▶ Given material
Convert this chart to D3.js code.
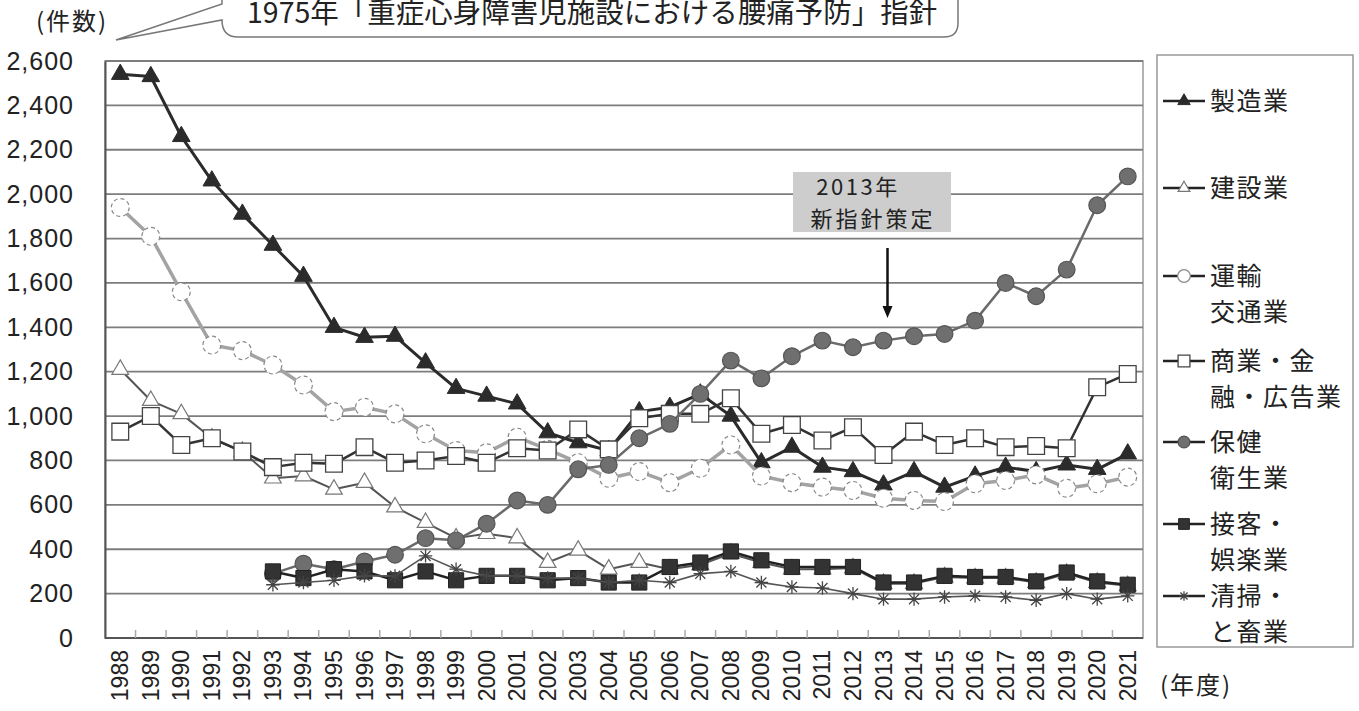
<!DOCTYPE html>
<html>
<head>
<meta charset="utf-8">
<script src="https://cdn.jsdelivr.net/npm/d3@7"></script>
<style>
  body { margin: 0; background: #fff; }
  svg text { font-family: "Liberation Sans", Arial, "Noto Sans CJK JP", sans-serif; fill: #222; }
  .jp { font-family: "Noto Sans CJK JP", sans-serif; }
</style>
</head>
<body>
<svg id="chart" width="1359" height="711"></svg>
<script>
// Fiscal years (年度)
const years = ["1988","1989","1990","1991","1992","1993","1994","1995","1996","1997",
  "1998","1999","2000","2001","2002","2003","2004","2005","2006","2007","2008","2009",
  "2010","2011","2012","2013","2014","2015","2016","2017","2018","2019","2020","2021"];

// Cases of work-related low back pain by industry (件数)
const manufacturing = [2540,2530,2260,2060,1910,1770,1630,1400,1355,1360,1240,1125,1090,1055,925,880,845,1020,1040,1100,1000,790,860,770,750,690,750,680,730,770,750,780,760,830];
const construction  = [1210,1070,1010,900,840,720,730,670,700,590,520,450,470,450,340,395,310,340,310,330,380,340,310,310,315,245,245,275,270,270,250,290,250,235];
const transport     = [1940,1810,1560,1320,1295,1230,1140,1020,1040,1010,920,845,835,905,850,790,720,750,700,765,870,730,700,680,665,630,620,615,695,710,735,675,695,725];
const commerce      = [930,1000,870,900,840,770,790,785,860,790,800,820,790,855,845,940,850,990,1010,1010,1080,920,960,890,950,825,930,870,900,860,865,855,1130,1190];
const health        = [null,null,null,null,null,290,335,310,345,375,450,440,515,620,600,760,780,900,965,1100,1250,1170,1270,1340,1310,1340,1360,1370,1430,1600,1540,1660,1950,2080];
const hospitality   = [null,null,null,null,null,300,270,310,300,260,300,260,280,280,260,270,250,250,320,340,390,350,320,320,320,250,250,280,275,275,255,295,255,240];
const cleaning      = [null,null,null,null,null,240,250,260,280,280,370,310,280,280,270,270,250,260,250,290,300,250,230,225,200,175,175,185,190,185,170,200,175,190];

const yTicks = [0,200,400,600,800,1000,1200,1400,1600,1800,2000,2200,2400,2600];

// Custom asterisk marker: vertical, horizontal and two diagonal strokes
const asteriskSymbol = {
  draw(ctx, size) {
    const r = Math.sqrt(size) / 2;
    const d = r * 0.75;
    ctx.moveTo(0, -r); ctx.lineTo(0, r);
    ctx.moveTo(-r, 0); ctx.lineTo(r, 0);
    ctx.moveTo(-d, -d); ctx.lineTo(d, d);
    ctx.moveTo(-d, d); ctx.lineTo(d, -d);
  }
};

const series = [
  { name: ["製造業"], values: manufacturing, line: "#2b2b2b", lw: 3,
    sym: d3.symbolTriangle, size: 135, fill: "#2b2b2b", stroke: "#2b2b2b", sw: 1 },
  { name: ["建設業"], values: construction, line: "#555", lw: 2,
    sym: d3.symbolTriangle, size: 120, fill: "#fff", stroke: "#777", sw: 1.2 },
  { name: ["運輸", "交通業"], values: transport, line: "#a3a3a3", lw: 3.5,
    sym: d3.symbolCircle, size: 250, fill: "#fff", stroke: "#888", sw: 1.2, dash: "4,3" },
  { name: ["商業・金", "融・広告業"], values: commerce, line: "#333", lw: 2.5,
    sym: d3.symbolSquare, size: 280, fill: "#fff", stroke: "#444", sw: 1.3 },
  { name: ["保健", "衛生業"], values: health, line: "#6a6a6a", lw: 2.5,
    sym: d3.symbolCircle, size: 220, fill: "#6f6f6f", stroke: "#555", sw: 1.2 },
  { name: ["接客・", "娯楽業"], values: hospitality, line: "#222", lw: 2.5,
    sym: d3.symbolSquare, size: 230, fill: "#333", stroke: "#222", sw: 1 },
  { name: ["清掃・", "と畜業"], values: cleaning, line: "#555", lw: 1.6,
    sym: asteriskSymbol, size: 180, fill: "none", stroke: "#444", sw: 1.3 }
];

const svg = d3.select("#chart");
const plot = { left: 105, right: 1143, top: 61, bottom: 638 };

const x = d3.scaleBand().domain(years).range([plot.left, plot.right]).padding(0);
const cx = d => x(d) + x.bandwidth() / 2;
const y = d3.scaleLinear().domain([0, 2600]).range([plot.bottom, plot.top]);

// Plot area frame
svg.append("rect")
  .attr("x", plot.left).attr("y", plot.top)
  .attr("width", plot.right - plot.left).attr("height", plot.bottom - plot.top)
  .attr("fill", "#fff").attr("stroke", "#9a9a9a").attr("stroke-width", 1.5);

// Horizontal gridlines
svg.append("g")
  .selectAll("line").data(yTicks.filter(t => t > 0)).join("line")
  .attr("x1", plot.left).attr("x2", plot.right)
  .attr("y1", d => y(d)).attr("y2", d => y(d))
  .attr("stroke", "#7d7d7d").attr("stroke-width", 1.8);

// Y axis
const yAxis = d3.axisLeft(y).tickValues(yTicks).tickFormat(d3.format(",")).tickSize(0).tickPadding(31);
const gy = svg.append("g").attr("transform", `translate(${plot.left},0)`).call(yAxis);
gy.select(".domain").attr("stroke", "#555").attr("stroke-width", 2);
gy.selectAll("text").attr("font-size", 25).attr("letter-spacing", 1).attr("fill", "#1a1a1a");

// X axis: ticks at category boundaries pointing into the plot
const gx = svg.append("g").attr("transform", `translate(0,${plot.bottom})`);
gx.append("line").attr("x1", plot.left).attr("x2", plot.right)
  .attr("stroke", "#555").attr("stroke-width", 2);
gx.selectAll("line.tick").data(years.slice(1)).join("line").attr("class", "tick")
  .attr("x1", d => x(d)).attr("x2", d => x(d)).attr("y1", 0).attr("y2", -8)
  .attr("stroke", "#aaa").attr("stroke-width", 1.5);
gx.selectAll("text").data(years).join("text")
  .attr("transform", d => `translate(${cx(d) + 8},12) rotate(-90)`)
  .attr("text-anchor", "end").attr("font-size", 23).attr("fill", "#222")
  .text(d => d);

// Series lines and markers
const lineGen = d3.line().defined(d => d.v != null).x(d => cx(d.year)).y(d => y(d.v));
series.forEach(s => {
  const pts = years.map((yr, i) => ({ year: yr, v: s.values[i] }));
  const g = svg.append("g");
  g.append("path").datum(pts).attr("d", lineGen)
    .attr("fill", "none").attr("stroke", s.line).attr("stroke-width", s.lw)
    .attr("stroke-linejoin", "round");
  g.selectAll("path.m").data(pts.filter(p => p.v != null)).join("path").attr("class", "m")
    .attr("d", d3.symbol().type(s.sym).size(s.size))
    .attr("transform", d => `translate(${cx(d.year)},${y(d.v)})`)
    .attr("fill", s.fill).attr("stroke", s.stroke).attr("stroke-width", s.sw)
    .attr("stroke-dasharray", s.dash || null);
});

// Axis titles
svg.append("text").attr("class", "jp").attr("x", 36).attr("y", 30).attr("font-size", 24)
  .attr("letter-spacing", 2).text("(件数)");
svg.append("text").attr("class", "jp").attr("x", 1160).attr("y", 694).attr("font-size", 24)
  .attr("letter-spacing", 2).text("(年度)");

// Guideline callout at the top with its pointer
svg.append("path")
  .attr("d", "M222,-20 L222,4 L116,40 L222,20 Q222,37 238,37 L944,37 Q958,37 958,23 L958,-20")
  .attr("fill", "#fff").attr("stroke", "#777").attr("stroke-width", 1.5);
svg.append("text").attr("class", "jp").attr("x", 247).attr("y", 23).attr("font-size", 28.5)
  .attr("fill", "#333").text("1975年「重症心身障害児施設における腰痛予防」指針");

// 2013 annotation box with arrow
const noteYear = "2013";
svg.append("rect").attr("x", 793).attr("y", 172).attr("width", 158).attr("height", 60)
  .attr("fill", "#cdcdcd");
const note = svg.append("text").attr("class", "jp").attr("font-size", 22).attr("fill", "#444");
note.append("tspan").attr("x", 858).attr("y", 195).attr("text-anchor", "middle")
  .attr("letter-spacing", 2.5).text(noteYear + "年");
note.append("tspan").attr("x", 873).attr("y", 227).attr("text-anchor", "middle")
  .attr("letter-spacing", 3).text("新指針策定");
const ax = cx(noteYear) + 4;
svg.append("line").attr("x1", ax).attr("x2", ax).attr("y1", 248).attr("y2", 308)
  .attr("stroke", "#111").attr("stroke-width", 2.5);
svg.append("path").attr("d", `M${ax - 5},306 L${ax + 5},306 L${ax},318 Z`).attr("fill", "#111");

// Legend
const lg = svg.append("g");
lg.append("rect").attr("x", 1157).attr("y", 55).attr("width", 196).attr("height", 592)
  .attr("fill", "#fff").attr("stroke", "#999").attr("stroke-width", 1.5);
const legendY = [101, 188, 276, 361, 442, 524, 596];
series.forEach((s, i) => {
  const ly = legendY[i];
  lg.append("line").attr("x1", 1163).attr("x2", 1205).attr("y1", ly).attr("y2", ly)
    .attr("stroke", "#222").attr("stroke-width", 2.5);
  lg.append("path").attr("d", d3.symbol().type(s.sym).size(s.size * 0.5))
    .attr("transform", `translate(1184,${ly})`)
    .attr("fill", s.fill).attr("stroke", s.stroke).attr("stroke-width", s.sw);
  const t = lg.append("text").attr("class", "jp").attr("font-size", 25)
    .attr("letter-spacing", 1.5).attr("fill", "#222");
  s.name.forEach((line, j) => {
    t.append("tspan").attr("x", 1210).attr("y", ly + 9 + j * 36).text(line);
  });
});
</script>
</body>
</html>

▶ Work to be completed
Filter the data for the string "chart" and copy every line that has it.

▶ Solution to the exercise
Convert this chart to D3.js code.
<svg id="chart" width="1359" height="711"></svg>
const svg = d3.select("#chart");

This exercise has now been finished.